* REQUIREMENTS
Reproduce word for word the lines from the beginning of the entries to the line with "ret_l_hi = [-55.0, -55.2, -55.5, -57.7, -63.8]", both included, but none of the pictures.

* TASK INPUTS
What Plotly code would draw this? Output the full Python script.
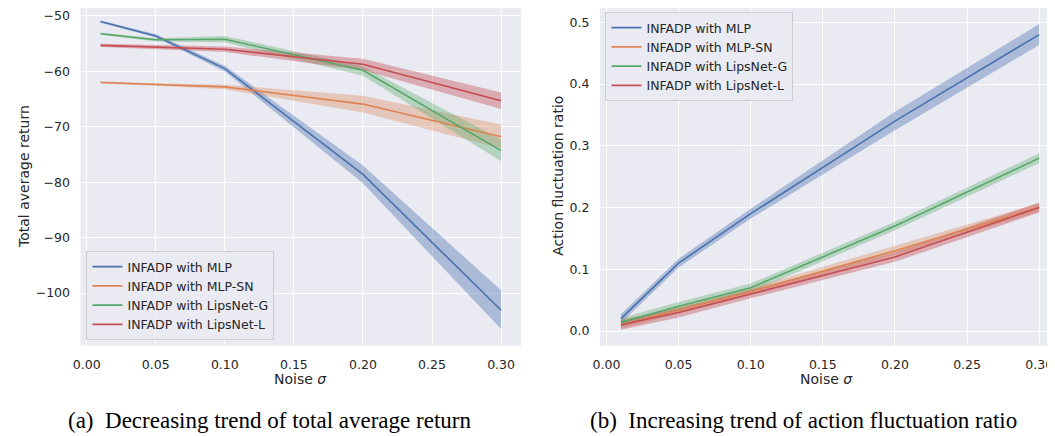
import plotly.graph_objects as go

noise = [0.01, 0.05, 0.10, 0.20, 0.30]
labels = ["INFADP with MLP", "INFADP with MLP-SN", "INFADP with LipsNet-G", "INFADP with LipsNet-L"]
colors = ["#4C72B0", "#DD8452", "#55A868", "#C44E52"]
band_colors = ["rgba(76,114,176,0.4)", "rgba(221,132,82,0.35)", "rgba(85,168,104,0.35)", "rgba(196,78,82,0.4)"]

# (a) Total average return: mean, lower, upper
ret_mlp = [-51.0, -53.6, -59.5, -78.6, -103.1]
ret_mlp_lo = [-51.2, -53.9, -60.0, -80.2, -106.5]
ret_mlp_hi = [-50.8, -53.3, -59.0, -77.0, -99.5]
ret_sn = [-62.0, -62.4, -62.8, -65.9, -71.8]
ret_sn_lo = [-62.2, -62.6, -63.2, -67.4, -73.9]
ret_sn_hi = [-61.8, -62.2, -62.4, -64.4, -69.6]
ret_g = [-53.2, -54.3, -54.2, -59.8, -74.3]
ret_g_lo = [-53.4, -54.6, -54.8, -60.8, -76.2]
ret_g_hi = [-53.0, -54.0, -53.6, -59.1, -72.3]
ret_l = [-55.3, -55.6, -56.0, -58.7, -65.3]
ret_l_lo = [-55.6, -56.0, -56.5, -59.8, -66.8]
ret_l_hi = [-55.0, -55.2, -55.5, -57.7, -63.8]

# (b) Action fluctuation ratio
afr_mlp = [0.020, 0.110, 0.190, 0.340, 0.480]
afr_mlp_lo = [0.013, 0.103, 0.182, 0.325, 0.463]
afr_mlp_hi = [0.027, 0.117, 0.198, 0.355, 0.497]
afr_sn = [0.010, 0.034, 0.064, 0.130, 0.200]
afr_sn_lo = [0.004, 0.028, 0.058, 0.123, 0.193]
afr_sn_hi = [0.016, 0.040, 0.070, 0.138, 0.207]
afr_g = [0.014, 0.040, 0.070, 0.170, 0.280]
afr_g_lo = [0.007, 0.033, 0.063, 0.163, 0.272]
afr_g_hi = [0.021, 0.047, 0.077, 0.177, 0.288]
afr_l = [0.010, 0.030, 0.060, 0.120, 0.200]
afr_l_lo = [0.002, 0.022, 0.053, 0.112, 0.192]
afr_l_hi = [0.018, 0.037, 0.067, 0.128, 0.208]

x_ticks = [0.00, 0.05, 0.10, 0.15, 0.20, 0.25, 0.30]
ret_ticks = [-100, -90, -80, -70, -60, -50]
afr_ticks = [0.0, 0.1, 0.2, 0.3, 0.4, 0.5]

ret_series = [(ret_mlp, ret_mlp_lo, ret_mlp_hi), (ret_sn, ret_sn_lo, ret_sn_hi),
              (ret_g, ret_g_lo, ret_g_hi), (ret_l, ret_l_lo, ret_l_hi)]
afr_series = [(afr_mlp, afr_mlp_lo, afr_mlp_hi), (afr_sn, afr_sn_lo, afr_sn_hi),
              (afr_g, afr_g_lo, afr_g_hi), (afr_l, afr_l_lo, afr_l_hi)]

fig = go.Figure()

def add_panel(series, xa, ya, legend):
    for i, (m, lo, hi) in enumerate(series):
        fig.add_trace(go.Scatter(
            x=noise + noise[::-1], y=hi + lo[::-1], fill="toself",
            fillcolor=band_colors[i], line=dict(width=0), mode="lines",
            hoverinfo="skip", showlegend=False, xaxis=xa, yaxis=ya))
    for i, (m, lo, hi) in enumerate(series):
        fig.add_trace(go.Scatter(
            x=noise, y=m, mode="lines", name=labels[i],
            line=dict(color=colors[i], width=1.6),
            xaxis=xa, yaxis=ya, legend=legend))

add_panel(ret_series, "x", "y", "legend")
add_panel(afr_series, "x2", "y2", "legend2")

# page body has an 8px margin; figure sized so the page area is filled
OFF = 8
W, H = 1055 - OFF, 436 - OFF

def px(x):
    return (x - OFF) / W

def py(y):
    return min(1.0, 1 - (y - OFF) / H)

tick_font = dict(family="DejaVu Sans", size=12.5, color="#262626")
title_font = dict(family="DejaVu Sans", size=14, color="#262626")
ydom = [py(345.7), 1.0]

axis_common = dict(showgrid=True, gridcolor="white", gridwidth=1.2, zeroline=False,
                   showline=False, tickfont=tick_font, ticks="outside", ticklen=7,
                   tickcolor="rgba(0,0,0,0)")

legend_common = dict(bgcolor="rgba(234,234,242,0.8)", bordercolor="#CCCCCC", borderwidth=1,
                     font=dict(family="DejaVu Sans", size=12.5, color="#262626"),
                     itemwidth=30, tracegroupgap=0)

fig.update_layout(
    width=W, height=H, margin=dict(l=0, r=0, t=0, b=0),
    paper_bgcolor="white", plot_bgcolor="#EAEAF2",
    xaxis=dict(domain=[px(73), px(517)], range=[-0.0045, 0.3145], tickvals=x_ticks,
               tickformat=".2f", anchor="y", **axis_common),
    yaxis=dict(domain=ydom, range=[-109.5, -48.56], tickvals=ret_ticks, anchor="x", **axis_common),
    xaxis2=dict(domain=[px(596.5), px(1053)], range=[-0.0045, 0.3096], tickvals=x_ticks,
                tickformat=".2f", anchor="y2", **axis_common),
    yaxis2=dict(domain=ydom, range=[-0.0238, 0.5231], tickvals=afr_ticks, tickformat=".1f",
                anchor="x2", **axis_common),
    legend=dict(x=px(79), y=py(340), xanchor="left", yanchor="bottom", **legend_common),
    legend2=dict(x=px(602), y=py(12), xanchor="left", yanchor="top", **legend_common),
    showlegend=True,
)

def note(text, x, y, font, angle=0):
    fig.add_annotation(text=text, x=px(x), y=py(y), xref="paper", yref="paper",
                       showarrow=False, font=font, textangle=angle,
                       xanchor="center", yanchor="middle")

note("Noise <i>σ</i>", 295, 379, title_font)
note("Noise <i>σ</i>", 825, 379, title_font)
note("Total average return", 16, 176, title_font, -90)
note("Action fluctuation ratio", 554, 176, title_font, -90)

cap_font = dict(family="Liberation Serif", size=23, color="black")
note("(a)\u2002Decreasing trend of total average return", 263, 420, cap_font)
note("(b)\u2002Increasing trend of action fluctuation ratio", 802, 420, cap_font)

fig.write_html("out.html")
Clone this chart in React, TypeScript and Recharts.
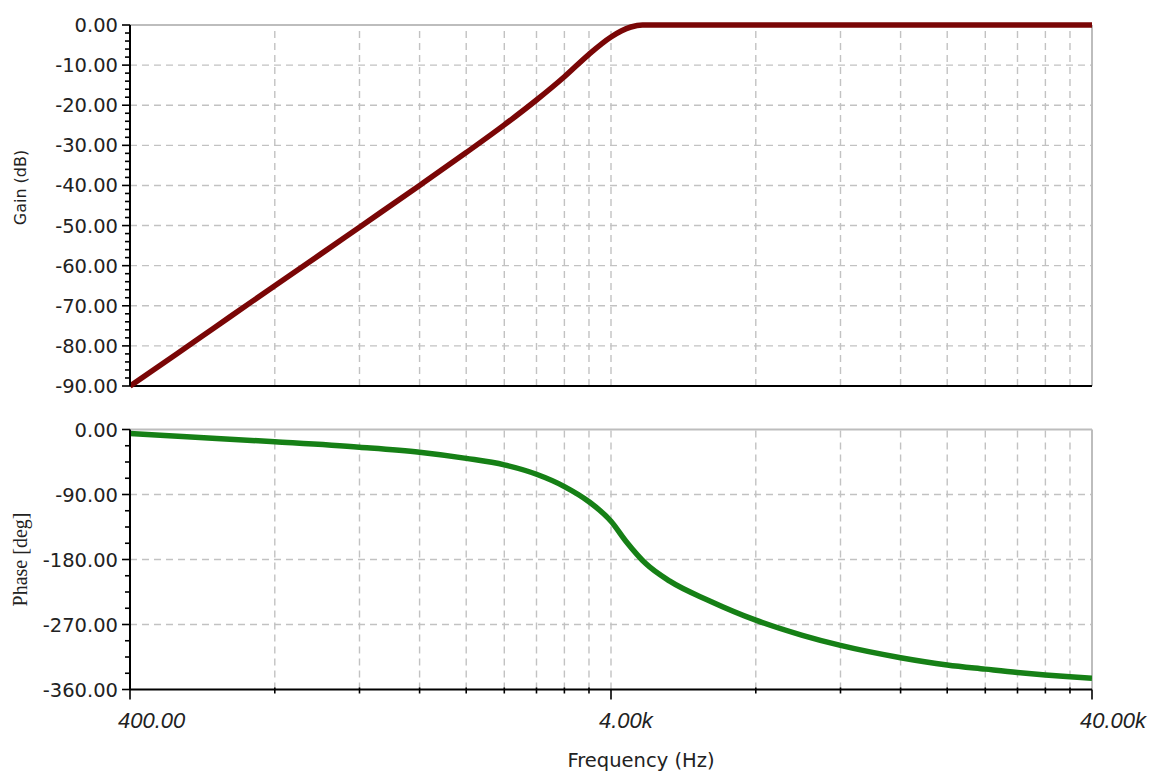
import { LineChart, Line, XAxis, YAxis, ReferenceLine, Label } from "recharts";

// Bode plot of the filter: gain (dB) on top, phase (deg) below, shared log frequency axis.
const FREQ_GAIN = [400, 500, 600, 800, 1000, 1200, 1600, 2000, 2400, 2800, 3200, 3600, 4000, 4200, 4400, 4650, 8000, 40000];
const GAIN_DB = [-90, -82, -75.4, -65, -57, -50.4, -40, -31.8, -24.9, -18.7, -12.9, -7.3, -3.0, -1.5, -0.5, 0, 0, 0];

const FREQ_PHASE = [400, 525, 800, 1200, 1600, 2000, 2400, 2800, 3200, 3600, 4000, 4300, 4730, 5300, 6400, 8000, 10000, 12000, 16000, 20000, 24000, 28000, 32000, 36000, 40000];
const PHASE_DEG = [-5.5, -10, -17, -24.5, -31.5, -40, -49, -62, -79, -100, -127, -155, -186, -210, -237, -264, -285, -299, -316, -326, -331.8, -336.5, -339.8, -342.4, -344.5];

const X_TICKS = [400, 800, 1200, 1600, 2000, 2400, 2800, 3200, 3600, 4000, 8000, 12000, 16000, 20000, 24000, 28000, 32000, 36000, 40000];
const X_GRID = [800, 1200, 1600, 2000, 2400, 2800, 3200, 3600, 4000, 8000, 12000, 16000, 20000, 24000, 28000, 32000, 36000];
const X_LABELS: Record<number, string> = { 400: "400.00", 4000: "4.00k", 40000: "40.00k" };

const GAIN_TICKS = Array.from({ length: 46 }, (_, i) => -2 * i);
const GAIN_MAJOR = [0, -10, -20, -30, -40, -50, -60, -70, -80, -90];
const GAIN_GRID = [-10, -20, -30, -40, -50, -60, -70, -80];

const PHASE_TICKS = Array.from({ length: 17 }, (_, i) => -22.5 * i);
const PHASE_MAJOR = [0, -90, -180, -270, -360];
const PHASE_GRID = [-90, -180, -270];

const gainData = FREQ_GAIN.map((f, i) => ({ f, v: GAIN_DB[i] }));
const phaseData = FREQ_PHASE.map((f, i) => ({ f, v: PHASE_DEG[i] }));

const GRID = "#c2c2c2";
const BORDER = "#bdbdbd";
const TXT = "#222";

const fmtY = (v: number) => (v === 0 ? "0.00" : v.toFixed(2));

function makeYTick(major: number[]) {
  return (p: any) => {
    const { x, y, payload } = p;
    const isMajor = major.includes(payload.value);
    return (
      <g>
        <line x1={x - (isMajor ? 8 : 5)} x2={x} y1={y} y2={y} stroke="#000" strokeWidth={1.6} />
        {isMajor && (
          <text x={x - 12} y={y + 7} textAnchor="end" fontFamily="DejaVu Sans" fontSize={19.5} fill={TXT}>
            {fmtY(payload.value)}
          </text>
        )}
      </g>
    );
  };
}

function XTick(p: any) {
  const { x, y, payload } = p;
  const label = X_LABELS[payload.value];
  return (
    <g>
      <line x1={x} x2={x} y1={label ? y : y - 2} y2={label ? y + 10 : y + 4} stroke="#000" strokeWidth={1.6} />
      {label && (
        <text x={x - 12} y={y + 38.5} fontFamily="Liberation Sans" fontStyle="italic" fontSize={22} fill={TXT}>
          {label}
        </text>
      )}
    </g>
  );
}

const xProps = {
  dataKey: "f",
  type: "number" as const,
  scale: "log" as const,
  domain: [400, 40000],
  ticks: X_TICKS,
  interval: 0 as const,
  allowDataOverflow: true,
};

export default function App() {
  return (
    <div style={{ position: "absolute", left: 0, top: 0, width: 1152, height: 778, background: "#fff" }}>
      <div style={{ position: "absolute", left: 0, top: 0 }}>
        <LineChart width={1152} height={400} data={gainData} margin={{ top: 25, right: 60, bottom: 14, left: 0 }}>
          <XAxis {...xProps} hide />
          <YAxis
            type="number"
            domain={[-90, 0]}
            ticks={GAIN_TICKS}
            interval={0}
            width={130}
            tick={makeYTick(GAIN_MAJOR)}
            tickLine={false}
            tickSize={0}
            tickMargin={0}
            axisLine={{ stroke: "#000", strokeWidth: 2 }}
          >
            <Label value="Gain (dB)" angle={-90} position="center" dx={-45} dy={-18} fontFamily="DejaVu Sans" fontSize={16} fill={TXT} />
          </YAxis>
          {X_GRID.map((g) => (
            <ReferenceLine key={"vx" + g} x={g} stroke={GRID} strokeWidth={1.4} strokeDasharray="7 5" />
          ))}
          {GAIN_GRID.map((g) => (
            <ReferenceLine key={"hy" + g} y={g} stroke={GRID} strokeWidth={1.4} strokeDasharray="7 5" />
          ))}
          <ReferenceLine y={0} stroke={BORDER} strokeWidth={2} />
          <ReferenceLine x={40000} stroke={BORDER} strokeWidth={2} />
          <ReferenceLine y={-90} stroke="#000" strokeWidth={2} />
          <Line dataKey="v" type="monotone" stroke="#7a0606" strokeWidth={5.5} dot={false} isAnimationActive={false} />
        </LineChart>
      </div>
      <div style={{ position: "absolute", left: 0, top: 400 }}>
        <LineChart width={1152} height={378} data={phaseData} margin={{ top: 29.5, right: 60, bottom: 0, left: 0 }}>
          <XAxis
            {...xProps}
            height={88.5}
            tick={XTick}
            tickLine={false}
            tickSize={0}
            tickMargin={0}
            axisLine={{ stroke: "#000", strokeWidth: 2 }}
          >
            <Label value="Frequency (Hz)" position="insideBottom" offset={11} dx={30} fontFamily="DejaVu Sans" fontSize={19.5} fill={TXT} />
          </XAxis>
          <YAxis
            type="number"
            domain={[-360, 0]}
            ticks={PHASE_TICKS}
            interval={0}
            width={130}
            tick={makeYTick(PHASE_MAJOR)}
            tickLine={false}
            tickSize={0}
            tickMargin={0}
            axisLine={{ stroke: "#000", strokeWidth: 2 }}
          >
            <Label value="Phase  [deg]" angle={-90} position="center" dx={-45} fontFamily="Liberation Serif" fontSize={20} fill={TXT} />
          </YAxis>
          {X_GRID.map((g) => (
            <ReferenceLine key={"vx" + g} x={g} stroke={GRID} strokeWidth={1.4} strokeDasharray="7 5" />
          ))}
          {PHASE_GRID.map((g) => (
            <ReferenceLine key={"hy" + g} y={g} stroke={GRID} strokeWidth={1.4} strokeDasharray="7 5" />
          ))}
          <ReferenceLine y={0} stroke={BORDER} strokeWidth={2} />
          <ReferenceLine x={40000} stroke={BORDER} strokeWidth={2} />
          <Line dataKey="v" type="monotone" stroke="#168016" strokeWidth={5.5} dot={false} isAnimationActive={false} />
        </LineChart>
      </div>
    </div>
  );
}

* WORKED ANSWER
What Plotly code would draw this? Output the full Python script.
import plotly.graph_objects as go

noise = [0.01, 0.05, 0.10, 0.20, 0.30]
labels = ["INFADP with MLP", "INFADP with MLP-SN", "INFADP with LipsNet-G", "INFADP with LipsNet-L"]
colors = ["#4C72B0", "#DD8452", "#55A868", "#C44E52"]
band_colors = ["rgba(76,114,176,0.4)", "rgba(221,132,82,0.35)", "rgba(85,168,104,0.35)", "rgba(196,78,82,0.4)"]

# (a) Total average return: mean, lower, upper
ret_mlp = [-51.0, -53.6, -59.5, -78.6, -103.1]
ret_mlp_lo = [-51.2, -53.9, -60.0, -80.2, -106.5]
ret_mlp_hi = [-50.8, -53.3, -59.0, -77.0, -99.5]
ret_sn = [-62.0, -62.4, -62.8, -65.9, -71.8]
ret_sn_lo = [-62.2, -62.6, -63.2, -67.4, -73.9]
ret_sn_hi = [-61.8, -62.2, -62.4, -64.4, -69.6]
ret_g = [-53.2, -54.3, -54.2, -59.8, -74.3]
ret_g_lo = [-53.4, -54.6, -54.8, -60.8, -76.2]
ret_g_hi = [-53.0, -54.0, -53.6, -59.1, -72.3]
ret_l = [-55.3, -55.6, -56.0, -58.7, -65.3]
ret_l_lo = [-55.6, -56.0, -56.5, -59.8, -66.8]
ret_l_hi = [-55.0, -55.2, -55.5, -57.7, -63.8]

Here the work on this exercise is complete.